The Incongruous Trial of Saddam


According to some definitions, humor consists of incongruous events and situations. Incongruous means lacking in harmony or inconsistent. In a scientific experiment, boxes which look exactly the same were placed in line, all had the same weight except one which was either much lighter or heavier than the others. The subjects were asked to lift the boxes; everybody thought the odd box was funny just because it was odd, or incongruous. I think Saddam's trial is incongruous but not at all funny.

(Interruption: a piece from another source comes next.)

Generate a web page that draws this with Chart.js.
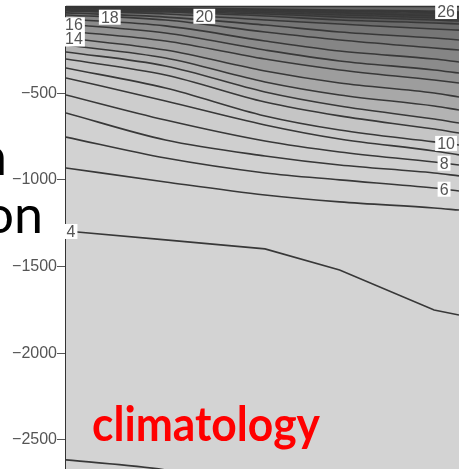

In a country where every government decision seems to be politicized, Saddam's trial is oddly different. The extent of politicization took a sad turn recently, when the body of a ten-year-old boy was found in a Baghdad morgue, criminal gangs killed him for no reason. Like most murders in Iraq, his death certificate said that “an unknown” killed him and the investigation was closed "in order to preserve national unity." The political excuse of national unity outraged Iraqi society, perhaps because national unity simply did not exist; its use is seen as a cover up for the inadequacy of the police, or maybe because this murder is a sad example of using politics where it doesn’t belong. Saddam’s trial is on the other extreme, a criminal trial where it should be political like almost every other process in Iraq. Many Iraqis understand the motivation behind making the ex-dictator’s trial non-political; we see the historical trend of prosecuting old tyrants all over the world but Saddam’s trial seems like a pretense when basic justice is denied to the rest, like a fig leave which cannot cover the smell of the widespread agony of the Iraqi people. It is time to politicize the trial and end Saddam’s misery in the quickest and most respectful way!